Saturday, February 28, 2009

Bühnenweihspiele

As part of my somewhat accidental Lenten culture binge (I bought teh tickets in dribs and drabs over the last months, not noticing I was packing one week to the gills), I today saw two remarkable pieces of musical theater which conjured up the religious power of performance through performative enactments of religious worship.

The first, a matinee, was The Civilians' documentary-theater musical "This Beautiful City," about Colorado Springs' transformation into the evangelical capital of America and the rise and fall of Ted Haggard. The work was cleverly constructed and well performed against a wonderful set. The best bits to me were those where they recreated the young adult worship and praise at Haggard's New Life church - itself already intensely and self-consciously theatrical (picture source) - and a rather creepy spiritual warfare group called RHOP. If it presented two sides of its issues - theocracy and liberalism, end times evangelism and sexual tolerance - and not the middle, this may have been because documentary theater can't invent characters. If any there are (I feel I have to believe there are), how would you find ordinary evangelicals who take it all with a grain of salt? The closest, ironically, was one of Ted Haggard's sons, who said that he wasn't that surprised to learn of his father's misconduct - theirs is an interesting family and "it sounds Haggardesque." Instead of invoking end times battles with spirits he said the crisis was helping his father be a better Christian, indeed he's "closer to being human now than ever before." The Haggard affair happened just as The Civilians were in "The Springs" doing research; it was a windfall for them but also somewhat overshadows the larger more nuanced picture they're trying to paint.

The other was part of the opening festival for the new and lusciously warm sounding Alice Tully Hall, the U. S. premiere of Vladimir Martynov’s “anti-opera” based on Dante's “Vita Nuova," with the stage filled with the London Symphony Orchestra, the EuropaChorAkademie and soloists, including three choirboys from St. Thomas Choirschool. I'm not sure it's a great piece of music - many pieces of new music strike me as disjointed, this one switching from atonal to lushly neoromantic to minimalist repetitive to medieval Orthodox liturgical and a citation (I'm 90% sure) from the start of Richard Strauss' "Capriccio" - but it has its somewhat hypnotic moments. Most impressive was the spectacle of it, which led me to the conclusion that, at least in the context of this opening festival, it's a Bühnenweihspiel (Wagner's name for Parsifal) - thought perhaps the stage directions are part of the piece?
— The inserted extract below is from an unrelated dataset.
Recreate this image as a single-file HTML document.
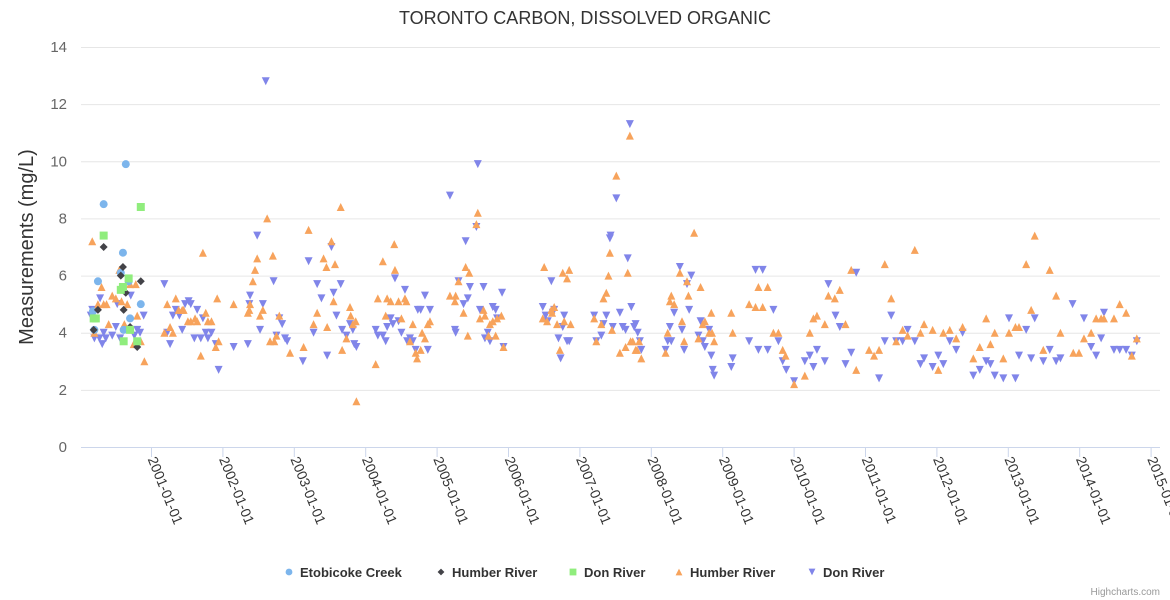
<!DOCTYPE html>
<html><head><meta charset="utf-8"><style>
html,body{margin:0;padding:0;background:#fff;}
svg{display:block;font-family:"Liberation Sans",sans-serif;}
</style></head><body>
<svg id="chart" width="1170" height="600" viewBox="0 0 1170 600">
<text x="585" y="24" text-anchor="middle" font-size="18" fill="#333">TORONTO CARBON, DISSOLVED ORGANIC</text>
<text transform="translate(33,247) rotate(-90)" text-anchor="middle" font-size="20" fill="#333">Measurements (mg/L)</text>
<g id="grid"></g>
<g id="yticks"></g>
<line x1="81" y1="447.5" x2="1160" y2="447.5" stroke="#ccd6eb"/>
<g id="xticks"></g>
<g id="series"></g>
<g id="legend"></g>
<text x="1160" y="595" text-anchor="end" font-size="10" fill="#999">Highcharts.com</text>
</svg>
<script>
const yTicks=[0,2,4,6,8,10,12,14];
const xTickYears=[2001,2002,2003,2004,2005,2006,2007,2008,2009,2010,2011,2012,2013,2014,2015];
const etobicoke=[[2000.18,4.75],[2000.64,9.9],[2000.33,8.5],[2000.6,6.8],[2000.57,6.1],[2000.25,5.8],[2000.68,5.8],[2000.85,5.0],[2000.7,4.5],[2000.61,4.1],[2000.2,4.1]];
const humberA=[[2000.33,7.0],[2000.6,6.3],[2000.57,6.0],[2000.85,5.8],[2000.64,5.4],[2000.61,4.8],[2000.25,4.8],[2000.7,4.2],[2000.19,4.1],[2000.8,3.5]];
const donA=[[2000.33,7.4],[2000.85,8.4],[2000.68,5.9],[2000.6,5.6],[2000.57,5.5],[2000.22,4.5],[2000.19,4.5],[2000.7,4.1],[2000.61,3.7],[2000.8,3.7]];
const humberB=[[2000.17,7.2],[2000.2,4.0],[2000.25,5.0],[2000.3,5.6],[2000.33,5.0],[2000.37,5.0],[2000.4,4.3],[2000.45,5.3],[2000.5,5.2],[2000.55,6.2],[2000.58,5.1],[2000.62,4.3],[2000.66,5.0],[2000.7,5.7],[2000.75,3.6],[2000.8,4.6],[2000.9,3.0],[2000.85,3.7],[2000.78,5.7],
[2001.18,4.0],[2001.22,5.0],[2001.26,4.2],[2001.3,4.0],[2001.34,5.2],[2001.38,4.8],[2001.43,4.8],[2001.45,4.8],[2001.51,4.4],[2001.55,4.4],[2001.61,4.5],[2001.64,4.4],[2001.72,6.8],[2001.69,3.2],[2001.76,4.7],[2001.79,4.4],[2001.84,4.4],[2001.92,5.2],[2001.9,3.5],[2001.94,3.7],
[2002.15,5.0],[2002.35,4.7],[2002.37,4.8],[2002.38,5.0],[2002.42,5.8],[2002.45,6.2],[2002.48,6.6],[2002.52,4.6],[2002.56,4.8],[2002.62,8.0],[2002.7,6.7],[2002.66,3.7],[2002.72,3.7],[2002.75,3.9],[2002.79,4.6],[2002.94,3.3],
[2003.13,3.5],[2003.2,7.6],[2003.27,4.3],[2003.32,4.7],[2003.41,6.6],[2003.45,6.3],[2003.52,7.2],[2003.46,4.2],[2003.55,5.1],[2003.57,6.4],[2003.65,8.4],[2003.67,3.4],[2003.73,3.8],[2003.78,4.9],[2003.79,4.6],[2003.82,4.3],[2003.86,4.4],[2003.87,1.6],
[2004.14,2.9],[2004.17,5.2],[2004.24,6.5],[2004.28,4.6],[2004.3,5.2],[2004.35,5.1],[2004.4,7.1],[2004.41,6.2],[2004.46,5.1],[2004.5,4.5],[2004.55,5.2],[2004.57,5.1],[2004.62,3.7],[2004.66,4.3],[2004.7,3.3],[2004.72,3.1],[2004.77,3.4],[2004.79,4.0],[2004.83,3.8],[2004.87,4.3],[2004.9,4.4],
[2005.18,5.3],[2005.25,5.1],[2005.26,5.3],[2005.3,5.8],[2005.37,4.7],[2005.4,6.3],[2005.43,3.9],[2005.45,6.1],[2005.55,7.8],[2005.57,8.2],[2005.6,4.5],[2005.65,4.8],[2005.67,4.6],[2005.72,3.9],[2005.74,4.3],[2005.78,4.4],[2005.82,3.9],[2005.84,4.5],[2005.9,4.6],[2005.93,3.5],
[2006.48,4.5],[2006.5,6.3],[2006.54,4.4],[2006.6,4.8],[2006.61,4.7],[2006.64,4.9],[2006.68,4.3],[2006.72,3.4],[2006.76,6.1],[2006.78,4.4],[2006.82,5.9],[2006.85,6.2],[2006.87,4.3],
[2007.2,4.5],[2007.23,3.7],[2007.3,4.3],[2007.33,5.2],[2007.37,5.4],[2007.4,6.0],[2007.42,6.8],[2007.45,4.1],[2007.51,9.5],[2007.56,3.3],[2007.64,3.5],[2007.67,6.1],[2007.7,10.9],[2007.71,3.7],[2007.74,3.7],[2007.78,3.4],[2007.8,3.4],[2007.83,3.7],[2007.86,3.1],
[2008.2,3.3],[2008.23,4.0],[2008.26,5.1],[2008.28,5.3],[2008.32,5.0],[2008.4,6.1],[2008.43,4.4],[2008.46,3.7],[2008.52,5.3],[2008.5,5.8],[2008.6,7.5],[2008.69,5.6],[2008.66,3.8],[2008.72,4.3],[2008.75,4.4],[2008.81,4.0],[2008.84,4.7],[2008.85,4.0],[2008.88,3.7],
[2009.12,4.7],[2009.14,4.0],[2009.37,5.0],[2009.46,4.9],[2009.5,5.6],[2009.56,4.9],[2009.63,5.6],[2009.71,4.0],[2009.78,4.0],[2009.84,3.4],[2009.88,3.2],[2010.0,2.2],
[2010.15,2.5],[2010.22,4.0],[2010.27,4.5],[2010.32,4.6],[2010.43,4.3],[2010.48,5.3],[2010.57,5.2],[2010.64,5.5],[2010.72,4.3],[2010.8,6.2],[2010.87,2.7],
[2011.05,3.4],[2011.12,3.2],[2011.19,3.4],[2011.27,6.4],[2011.36,5.2],[2011.43,3.7],[2011.52,4.1],[2011.59,3.9],[2011.69,6.9],[2011.77,4.0],[2011.82,4.3],[2011.94,4.1],
[2012.02,2.7],[2012.09,4.0],[2012.18,4.1],[2012.27,3.8],[2012.36,4.2],[2012.51,3.1],[2012.6,3.5],[2012.69,4.5],[2012.75,3.6],[2012.81,4.0],[2012.93,3.1],
[2013.01,4.0],[2013.1,4.2],[2013.15,4.2],[2013.25,6.4],[2013.32,4.8],[2013.37,7.4],[2013.49,3.4],[2013.58,6.2],[2013.67,5.3],[2013.73,4.0],[2013.91,3.3],[2013.99,3.3],
[2014.06,3.8],[2014.16,4.0],[2014.23,4.5],[2014.3,4.5],[2014.34,4.5],[2014.48,4.5],[2014.56,5.0],[2014.65,4.7],[2014.73,3.2],[2014.8,3.8]];
const donB=[[2000.15,4.6],[2000.17,4.8],[2000.2,3.8],[2000.27,3.8],[2000.28,5.2],[2000.31,3.6],[2000.33,4.0],[2000.36,3.8],[2000.45,3.9],[2000.5,4.2],[2000.52,5.0],[2000.56,3.8],[2000.63,4.1],[2000.71,5.3],[2000.76,3.9],[2000.8,4.1],[2000.84,4.0],[2000.89,4.6],
[2001.18,5.7],[2001.22,4.0],[2001.26,3.6],[2001.3,4.6],[2001.34,4.8],[2001.39,4.6],[2001.43,4.1],[2001.47,5.0],[2001.52,5.1],[2001.55,5.0],[2001.64,4.8],[2001.6,3.8],[2001.69,3.8],[2001.72,4.5],[2001.76,4.0],[2001.79,3.8],[2001.84,4.0],[2001.9,3.6],[2001.94,2.7],
[2002.15,3.5],[2002.35,3.6],[2002.37,5.0],[2002.38,5.3],[2002.48,7.4],[2002.52,4.1],[2002.56,5.0],[2002.6,12.8],[2002.71,5.8],[2002.75,3.9],[2002.79,4.5],[2002.83,4.3],[2002.87,3.8],[2002.9,3.7],
[2003.12,3.0],[2003.2,6.5],[2003.27,4.0],[2003.32,5.7],[2003.38,5.2],[2003.52,7.0],[2003.46,3.2],[2003.55,5.4],[2003.59,4.6],[2003.65,5.7],[2003.67,4.1],[2003.73,3.9],[2003.78,4.3],[2003.82,4.1],[2003.84,3.6],[2003.87,3.5],
[2004.14,4.1],[2004.17,3.9],[2004.24,3.9],[2004.28,3.7],[2004.3,4.2],[2004.35,4.5],[2004.38,4.3],[2004.41,5.9],[2004.46,4.4],[2004.5,4.0],[2004.55,5.5],[2004.58,3.7],[2004.62,3.8],[2004.66,3.7],[2004.7,3.4],[2004.73,4.8],[2004.77,4.8],[2004.83,5.3],[2004.87,3.4],[2004.9,4.8],
[2005.18,8.8],[2005.25,4.1],[2005.26,4.0],[2005.3,5.8],[2005.37,5.0],[2005.4,7.2],[2005.43,5.2],[2005.46,5.6],[2005.55,7.7],[2005.57,9.9],[2005.65,5.6],[2005.6,4.8],[2005.67,3.8],[2005.71,4.0],[2005.74,3.7],[2005.78,4.9],[2005.82,4.8],[2005.84,4.5],[2005.91,5.4],[2005.93,3.5],
[2006.48,4.9],[2006.52,4.6],[2006.55,4.4],[2006.6,5.8],[2006.62,4.7],[2006.64,4.8],[2006.7,3.8],[2006.73,3.1],[2006.76,4.2],[2006.78,4.6],[2006.82,3.7],[2006.85,3.7],
[2007.2,4.6],[2007.23,3.7],[2007.3,3.9],[2007.33,4.3],[2007.37,4.6],[2007.42,7.3],[2007.43,7.4],[2007.46,4.2],[2007.51,8.7],[2007.56,4.7],[2007.6,4.2],[2007.64,4.1],[2007.67,6.6],[2007.7,11.3],[2007.72,4.9],[2007.76,4.2],[2007.78,4.3],[2007.81,4.0],[2007.84,3.7],[2007.86,3.4],
[2008.2,3.4],[2008.23,3.7],[2008.26,4.2],[2008.28,3.7],[2008.32,4.7],[2008.4,6.3],[2008.43,4.1],[2008.46,3.4],[2008.5,5.7],[2008.53,4.8],[2008.56,6.0],[2008.66,3.9],[2008.69,4.4],[2008.72,3.7],[2008.75,3.5],[2008.81,4.1],[2008.84,3.2],[2008.86,2.7],[2008.88,2.5],
[2009.12,2.8],[2009.14,3.1],[2009.37,3.7],[2009.46,6.2],[2009.5,3.4],[2009.56,6.2],[2009.63,3.4],[2009.71,4.8],[2009.78,3.7],[2009.84,3.0],[2009.89,2.7],[2010.0,2.3],
[2010.15,3.0],[2010.22,3.2],[2010.27,2.8],[2010.32,3.4],[2010.43,3.0],[2010.48,5.7],[2010.58,4.6],[2010.64,4.2],[2010.72,2.9],[2010.8,3.3],[2010.87,6.1],
[2011.19,2.4],[2011.27,3.7],[2011.36,4.6],[2011.43,3.7],[2011.52,3.7],[2011.59,4.1],[2011.69,3.7],[2011.77,2.9],[2011.82,3.1],[2011.94,2.8],
[2012.02,3.2],[2012.09,2.9],[2012.18,3.7],[2012.27,3.4],[2012.36,4.0],[2012.51,2.5],[2012.6,2.7],[2012.69,3.0],[2012.75,2.9],[2012.81,2.5],[2012.93,2.4],
[2013.01,4.5],[2013.1,2.4],[2013.15,3.2],[2013.25,4.1],[2013.32,3.1],[2013.37,4.5],[2013.49,3.0],[2013.58,3.4],[2013.67,3.0],[2013.73,3.1],[2013.9,5.0],
[2014.06,4.5],[2014.16,3.5],[2014.23,3.2],[2014.3,3.8],[2014.34,4.7],[2014.48,3.4],[2014.56,3.4],[2014.65,3.4],[2014.73,3.2],[2014.8,3.7]];

const NS="http://www.w3.org/2000/svg";
function xs(yr){return 151.5+(yr-2001)*71.4;}
function ys(v){return 447-v*28.571;}
function mk(tag,attrs,parent){const e=document.createElementNS(NS,tag);for(const k in attrs)e.setAttribute(k,attrs[k]);parent.appendChild(e);return e;}
const grid=document.getElementById('grid'),yt=document.getElementById('yticks'),xt=document.getElementById('xticks'),ser=document.getElementById('series'),leg=document.getElementById('legend');
yTicks.forEach(v=>{
  if(v>0){const l=mk('line',{x1:81,x2:1160,y1:ys(v)+0.5,y2:ys(v)+0.5,stroke:'#e6e6e6'},grid);
  
  }
  const t=mk('text',{x:67,y:ys(v)+5,'text-anchor':'end','font-size':15,fill:'#666'},yt);
  t.textContent=v;
  
  
});
xTickYears.forEach(y=>{
  const x=xs(y);
  const l=mk('line',{x1:x,x2:x,y1:447,y2:457,stroke:'#ccd6eb'},xt);
  
  
  const t=mk('text',{x:0,y:0,'font-size':14,fill:'#333',transform:`translate(${x-4},459) rotate(68)`},xt);
  t.textContent=y+'-01-01';
  
  
});
function shape(kind,x,y,color,parent){
  let e;
  if(kind==='circle')e=mk('circle',{cx:x,cy:y,r:4,fill:color},parent);
  else if(kind==='diamond')e=mk('path',{d:`M${x},${y-4}L${x+4},${y}L${x},${y+4}L${x-4},${y}Z`,fill:color},parent);
  else if(kind==='square')e=mk('rect',{x:x-4,y:y-4,width:8,height:8,fill:color},parent);
  else if(kind==='tri')e=mk('path',{d:`M${x},${y-4}L${x+4},${y+4}L${x-4},${y+4}Z`,fill:color},parent);
  else e=mk('path',{d:`M${x-4},${y-4}L${x+4},${y-4}L${x},${y+4}Z`,fill:color},parent);
  return e;
}
const seriesList=[
  {name:'Etobicoke Creek',data:etobicoke,kind:'circle',color:'#7cb5ec',lx:289},
  {name:'Humber River',data:humberA,kind:'diamond',color:'#434348',lx:441},
  {name:'Don River',data:donA,kind:'square',color:'#90ed7d',lx:573},
  {name:'Humber River',data:humberB,kind:'tri',color:'#f7a35c',lx:679},
  {name:'Don River',data:donB,kind:'tridown',color:'#8085e9',lx:812}
];
const order=[4,3,0,1,2];
order.forEach(i=>{
  const s=seriesList[i];
  const g=mk('g',{},ser);
  
  
  s.data.forEach(p=>{
    const m=shape(s.kind,xs(p[0]),ys(p[1]),s.color,g);
    
    
  });
});
seriesList.forEach(s=>{
  const g=mk('g',{},leg);
  
  
  const m=shape(s.kind,s.lx,572,s.color,g);
  m.setAttribute('transform',`translate(${s.lx},572) scale(0.85) translate(${-s.lx},-572)`);
  const t=mk('text',{x:s.lx+11,y:577,'font-size':13,'font-weight':'bold',fill:'#333'},g);
  t.textContent=s.name;
});
</script>
</body></html>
It began with an empty stage (empty but for music stands). As the house lights dimmed, the choir and full orchestra came in, talking quietly, dressed in black - no white shirts. Suddenly a voice, one of the boy sopranos, pealed out from the right aisle of the audience, incipit vita nova, echoed by another boy approaching the stage on the left and completed by a third who'd been sitting on the edge of the stage, his feet hanging over the side, looking a little terrified in his white shirt and striped schoolboy tie. As they came together, conductor Vladimir Jurovsky and soloist Mark Padmore (Dante) walked unobtrusively on, joined eventually by the stunningly beautiful Tatiana Monogarova (Beatrice). The voice of Amor was sung from the side balcony. As the piece progressed, the choir along the back wall churned and split into now two, now three choirs, now one again, before finally processing down the aisles singing a litany. But before this Beatrice disappeared from the stage. The lights even on the stage were dimmed for all of the second and much of the third act, until suddenly, in a vision of heaven, all the lights came back on and she reappeared at the side of Amor on the balcony, transfigured (by numerology: she died in the ninth month, nine is thrice three, three is the Trinity, and - this part was lost in translation - nova/nine is is also nova/new life), invoking the intercession of Christ. Eventually the lights dimmed again and the orchestra left the stage, in sections, carefully clicking off the lights on their music stands, percussion, then brass, then strings, until all that was left was a Glockenspiel and, after she left, a xylophone in the back. The audience wasn't sure what had just hit us, it seemed more and less than a concert performance of an opera. Bühnenweihspiel indeed!